Oberst took a few departures on this release: instead of using his Bright Eyes bandmate and producer Mike Mogis, he went with Jonathan Wilson, the LA-based producer and musician who’s worked with Jenny Lewis, Father John Misty and Dawes. The result is the best-produced Oberst album since Wide Awake—a flawless, warm and inviting sound that drips of the 70s in Laurel Canyon while still sounding very much like a 2014 album. While the concepts shift from love, fame, loss, self-discovery and death, Wilson’s production, which includes lush, shimmering acoustic guitar sounds, slide guitar, bouncy piano, horns and the beautiful harmonies of the Swedish duo, First Aid Kit, unite them exquisitely.

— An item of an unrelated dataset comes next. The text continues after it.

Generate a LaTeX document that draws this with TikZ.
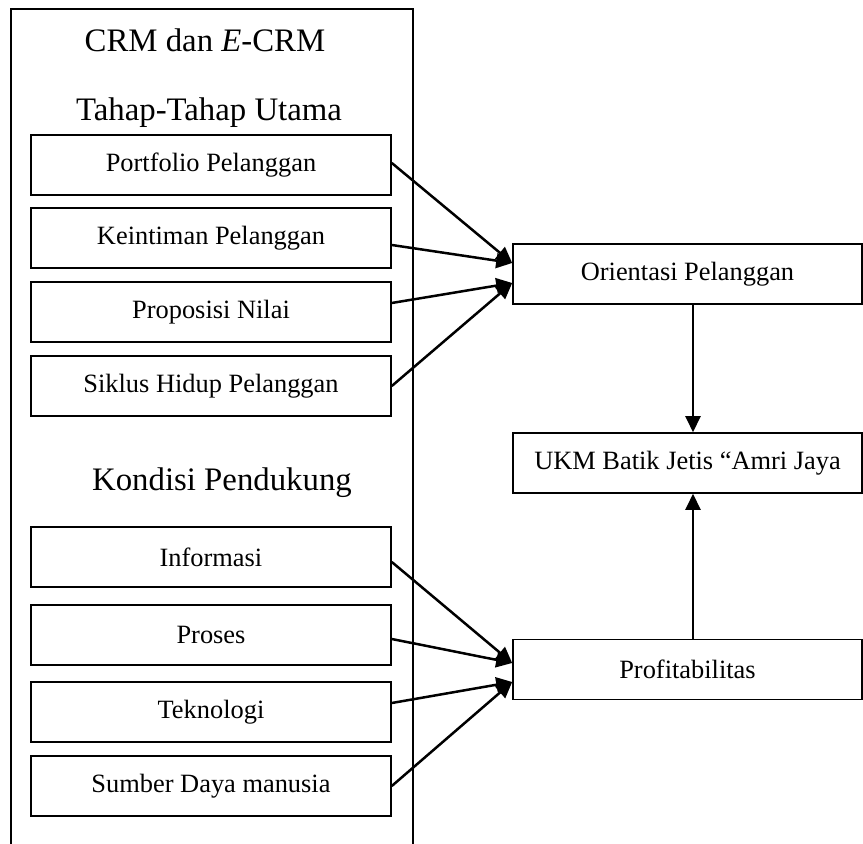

Oberst’s known for collecting whatever songs he’s written during a period of time and making them into an album, giving little thought to whether their styles and themes can co-exist. Wilson’s production allows no such problem to exist—making them all seem perfect chapters to the story. Whether he’s singing of RFK Jr.’s socialite daughter, a weekend at a corporate music festival or B-list fame, the songs flow together effortlessly.

The Neil Young-esque “Zigzagging Toward the Light” will make for a killer live show, which will feature Dawes as his backing band, while the slower “Lonely at the Top” would fit in right alongside “We Are Nowhere and It’s Now” from Wide Awake. The tender “Aritifact #1” has a Paul Simon quality to it, with its rhythmic acoustic guitar patterns paired with mandolin and slide. On the opening line Oberst asks, “What would it take to gain acceptance to the ground behind your eyes?”

Oberst’s a fine lyricist, but never has he crafted songs with such simple phrases—relying less on twisted metaphors and more on his gift as a writer. “If someone says they know for certain, they’re selling something certainly,” he sings. Perhaps the biggest lesson to take away is that line. It’s okay to waver; it’s okay to change because it’s impossible not to.